Please copy out exactly, and only, the lines between the line with "What React, TypeScript" and the line with "Chart.register(...registerables);", both included. Pictures are to be omitted.

Stored items from a collection:
☆ ☆ ☆ ☆ ☆

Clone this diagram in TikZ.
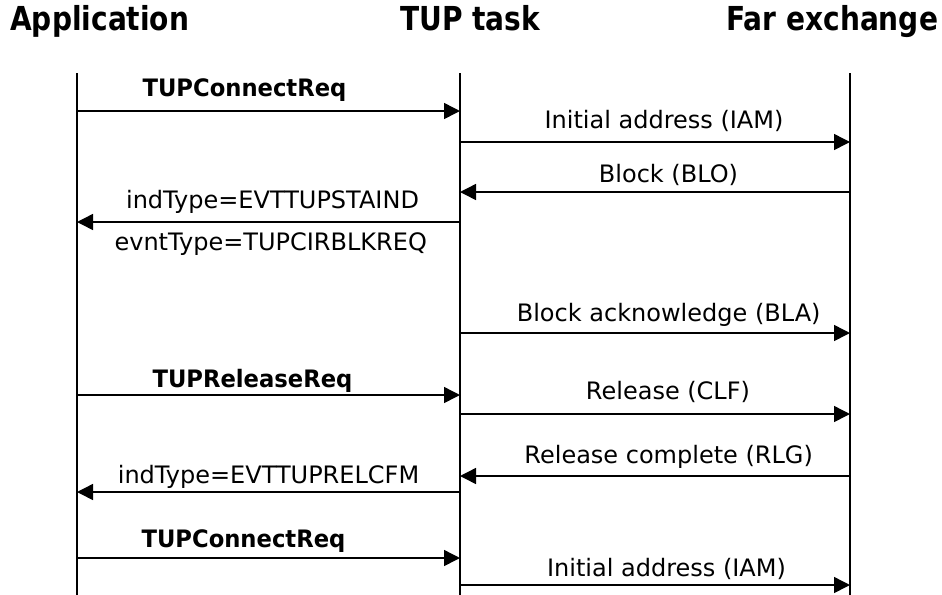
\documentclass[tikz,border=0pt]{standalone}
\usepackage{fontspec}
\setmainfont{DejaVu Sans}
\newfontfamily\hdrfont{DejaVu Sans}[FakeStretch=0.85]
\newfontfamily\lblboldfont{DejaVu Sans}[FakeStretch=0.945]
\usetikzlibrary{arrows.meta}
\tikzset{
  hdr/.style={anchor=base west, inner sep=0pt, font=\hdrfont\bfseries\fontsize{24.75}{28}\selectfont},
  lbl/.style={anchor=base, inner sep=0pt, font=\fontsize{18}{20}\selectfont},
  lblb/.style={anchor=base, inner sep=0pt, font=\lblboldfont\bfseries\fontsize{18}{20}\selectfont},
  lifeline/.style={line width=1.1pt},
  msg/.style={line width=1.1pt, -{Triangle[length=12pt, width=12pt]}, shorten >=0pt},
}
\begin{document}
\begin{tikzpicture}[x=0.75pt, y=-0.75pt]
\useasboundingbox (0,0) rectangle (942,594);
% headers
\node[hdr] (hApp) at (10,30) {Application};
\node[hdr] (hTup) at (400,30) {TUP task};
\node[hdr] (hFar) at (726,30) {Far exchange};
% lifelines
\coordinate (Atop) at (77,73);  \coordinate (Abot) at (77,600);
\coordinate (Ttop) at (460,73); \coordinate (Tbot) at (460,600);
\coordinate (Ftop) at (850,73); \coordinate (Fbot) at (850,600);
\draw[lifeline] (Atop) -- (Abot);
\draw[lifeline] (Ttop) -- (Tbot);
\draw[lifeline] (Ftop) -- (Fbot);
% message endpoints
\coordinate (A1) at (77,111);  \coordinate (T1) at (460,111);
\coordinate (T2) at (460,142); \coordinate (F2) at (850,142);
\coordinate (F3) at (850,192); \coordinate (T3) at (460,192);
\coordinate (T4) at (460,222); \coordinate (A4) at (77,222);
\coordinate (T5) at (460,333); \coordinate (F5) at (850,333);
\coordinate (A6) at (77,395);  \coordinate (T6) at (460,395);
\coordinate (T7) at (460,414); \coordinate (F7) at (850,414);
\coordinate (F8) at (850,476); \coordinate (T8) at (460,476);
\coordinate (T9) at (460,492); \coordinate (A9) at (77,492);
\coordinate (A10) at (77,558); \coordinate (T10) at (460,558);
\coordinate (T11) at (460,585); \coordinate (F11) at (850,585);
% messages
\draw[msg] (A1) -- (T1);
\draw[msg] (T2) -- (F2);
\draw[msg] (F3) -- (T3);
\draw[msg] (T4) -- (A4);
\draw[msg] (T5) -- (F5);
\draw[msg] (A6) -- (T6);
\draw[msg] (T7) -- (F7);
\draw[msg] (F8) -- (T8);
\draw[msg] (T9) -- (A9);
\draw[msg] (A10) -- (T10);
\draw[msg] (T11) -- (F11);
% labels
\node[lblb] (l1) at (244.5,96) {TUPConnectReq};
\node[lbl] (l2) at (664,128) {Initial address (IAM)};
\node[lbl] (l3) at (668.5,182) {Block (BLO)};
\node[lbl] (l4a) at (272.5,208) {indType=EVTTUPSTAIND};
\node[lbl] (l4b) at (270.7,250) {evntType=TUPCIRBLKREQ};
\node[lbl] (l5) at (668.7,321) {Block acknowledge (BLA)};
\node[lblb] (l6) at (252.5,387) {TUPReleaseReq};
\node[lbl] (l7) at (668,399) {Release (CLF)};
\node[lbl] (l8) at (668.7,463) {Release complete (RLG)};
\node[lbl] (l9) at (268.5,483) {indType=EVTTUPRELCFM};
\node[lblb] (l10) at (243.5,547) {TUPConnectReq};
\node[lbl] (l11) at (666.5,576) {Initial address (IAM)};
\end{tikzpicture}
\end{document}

☆ ☆ ☆ ☆ ☆

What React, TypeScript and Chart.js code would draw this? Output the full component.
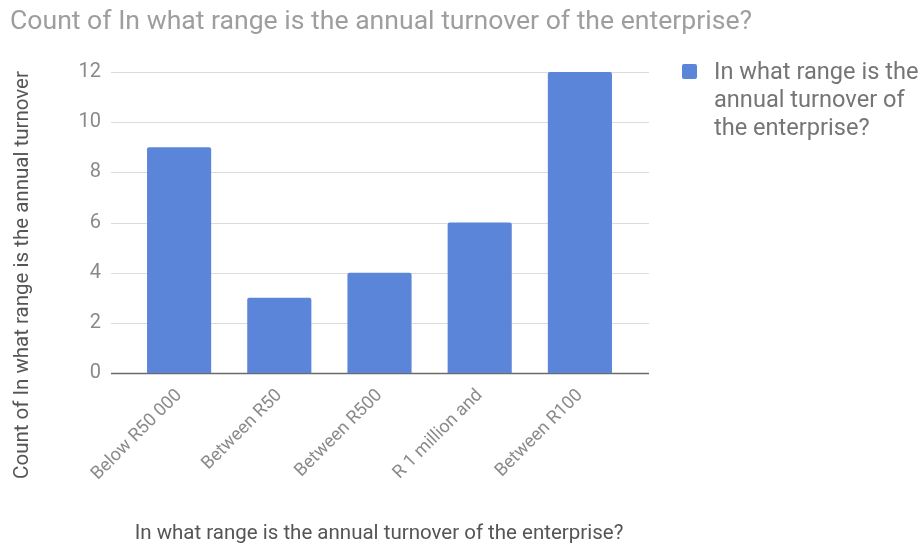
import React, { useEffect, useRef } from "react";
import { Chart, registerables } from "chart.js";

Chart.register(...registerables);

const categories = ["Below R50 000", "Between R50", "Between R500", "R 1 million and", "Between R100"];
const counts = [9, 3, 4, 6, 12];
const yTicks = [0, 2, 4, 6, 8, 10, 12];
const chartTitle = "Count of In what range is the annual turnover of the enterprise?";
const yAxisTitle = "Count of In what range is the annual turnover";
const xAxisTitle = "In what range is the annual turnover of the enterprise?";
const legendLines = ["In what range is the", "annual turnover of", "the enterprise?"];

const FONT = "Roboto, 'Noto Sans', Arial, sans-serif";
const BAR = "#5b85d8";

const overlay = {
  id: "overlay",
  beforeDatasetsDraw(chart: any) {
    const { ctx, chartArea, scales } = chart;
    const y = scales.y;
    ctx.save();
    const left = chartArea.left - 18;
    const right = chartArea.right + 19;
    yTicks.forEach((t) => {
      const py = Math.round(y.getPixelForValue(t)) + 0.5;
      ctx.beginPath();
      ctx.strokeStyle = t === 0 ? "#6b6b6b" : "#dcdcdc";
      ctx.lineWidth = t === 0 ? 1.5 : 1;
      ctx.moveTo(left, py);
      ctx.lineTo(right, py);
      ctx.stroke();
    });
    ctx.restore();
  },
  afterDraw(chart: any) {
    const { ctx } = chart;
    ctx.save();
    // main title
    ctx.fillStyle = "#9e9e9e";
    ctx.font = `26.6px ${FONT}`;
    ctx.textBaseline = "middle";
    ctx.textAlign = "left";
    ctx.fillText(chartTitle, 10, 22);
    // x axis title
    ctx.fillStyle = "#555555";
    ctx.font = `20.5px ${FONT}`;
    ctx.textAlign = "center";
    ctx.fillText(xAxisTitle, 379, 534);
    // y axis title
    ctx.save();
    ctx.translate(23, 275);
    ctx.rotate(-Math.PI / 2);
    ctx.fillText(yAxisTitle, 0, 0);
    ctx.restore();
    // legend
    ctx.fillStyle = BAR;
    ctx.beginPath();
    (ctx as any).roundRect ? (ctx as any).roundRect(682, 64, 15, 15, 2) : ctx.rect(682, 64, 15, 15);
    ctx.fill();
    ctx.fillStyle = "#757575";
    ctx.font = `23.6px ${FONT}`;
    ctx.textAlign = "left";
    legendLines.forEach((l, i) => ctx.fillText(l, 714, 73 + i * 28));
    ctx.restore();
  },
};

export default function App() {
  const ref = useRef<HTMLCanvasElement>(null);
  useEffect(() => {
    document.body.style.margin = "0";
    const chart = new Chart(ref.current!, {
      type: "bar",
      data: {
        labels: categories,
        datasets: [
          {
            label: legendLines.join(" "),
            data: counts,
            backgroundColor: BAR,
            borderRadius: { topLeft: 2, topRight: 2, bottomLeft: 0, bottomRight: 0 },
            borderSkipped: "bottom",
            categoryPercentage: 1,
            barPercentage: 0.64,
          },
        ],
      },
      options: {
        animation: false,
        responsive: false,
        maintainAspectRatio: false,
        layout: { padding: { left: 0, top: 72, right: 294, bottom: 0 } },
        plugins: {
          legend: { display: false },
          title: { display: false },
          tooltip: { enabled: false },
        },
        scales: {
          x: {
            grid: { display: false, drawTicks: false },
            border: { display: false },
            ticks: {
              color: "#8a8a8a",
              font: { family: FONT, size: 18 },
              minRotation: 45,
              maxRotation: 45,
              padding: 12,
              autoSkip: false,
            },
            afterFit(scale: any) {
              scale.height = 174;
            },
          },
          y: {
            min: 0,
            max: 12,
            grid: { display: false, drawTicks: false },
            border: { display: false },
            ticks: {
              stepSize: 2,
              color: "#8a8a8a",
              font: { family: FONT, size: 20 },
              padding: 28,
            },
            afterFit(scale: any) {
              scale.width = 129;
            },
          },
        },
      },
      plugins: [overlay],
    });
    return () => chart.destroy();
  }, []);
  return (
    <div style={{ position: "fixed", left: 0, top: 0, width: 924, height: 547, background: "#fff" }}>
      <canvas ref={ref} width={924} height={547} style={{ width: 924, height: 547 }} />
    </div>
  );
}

☆ ☆ ☆ ☆ ☆

== Written answer ==
What React, TypeScript and Chart.js code would draw this? Output the full component.
import React, { useEffect, useRef } from "react";
import { Chart, registerables } from "chart.js";

Chart.register(...registerables);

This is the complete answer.